Integration and safety of electric vehicles in a residential electrical installation for V2H services

Vehicle-to-Home (V2H) supposes that electric vehicle (EV) chargers are bidirectionnal. It is necessary to find the best solution to use a bidirectionnal EV charger in a residential installation in terms of safety, availability and cost. This paper shows a method to determine if a residential installation can be supplied by an EV in stand-alone mode, without risk for person safety or availability in case of insulation faults, compared to the grid-connected mode. The used method is the event-tree analysis: an event tree for the “insulation fault” event is proposed to determine the consequences in function of success or failure of intermediate events. Here, two configurations are considered: first, a TT-earthing installation supplied by the utility grid and secondly the same installation without change in stand-alone mode and only supplied by an EV (corresponding to an IT-earthing system).
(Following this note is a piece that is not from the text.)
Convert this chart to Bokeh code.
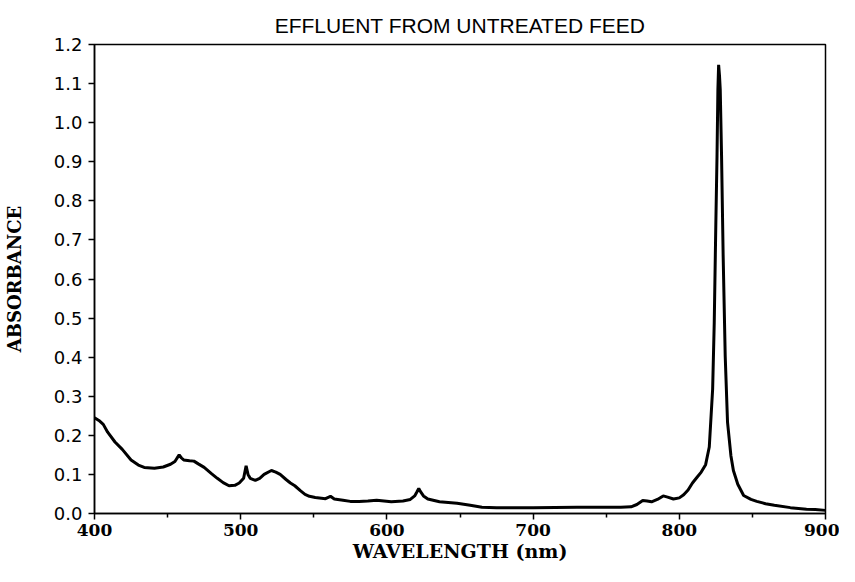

The last configuration is studied because energy supply is not the main function of an EV, so the extra cost and the system complexity due to a bidirectionnal charger must be avoided as far as possible. After the weighting of intermediate event success and failure for each configuration, the event tree analysis reveals that the IT-earthing in stand-alone mode configuration is not an issue for person safety but that there is a decrease of the supply availability compared to the grid-connected mode. The parameters, which causes these decrease, depends primarily on the installation architecture, connected loads and the sizing of EV charger components. The method proposed here can be applied to other configurations in grid-connected or stand-alone mode to verify if there is any risk for safety or availability and to verify the robustness of the architecture in case of failure in the installation (for example, an appliance which is not connected to the protective conductor).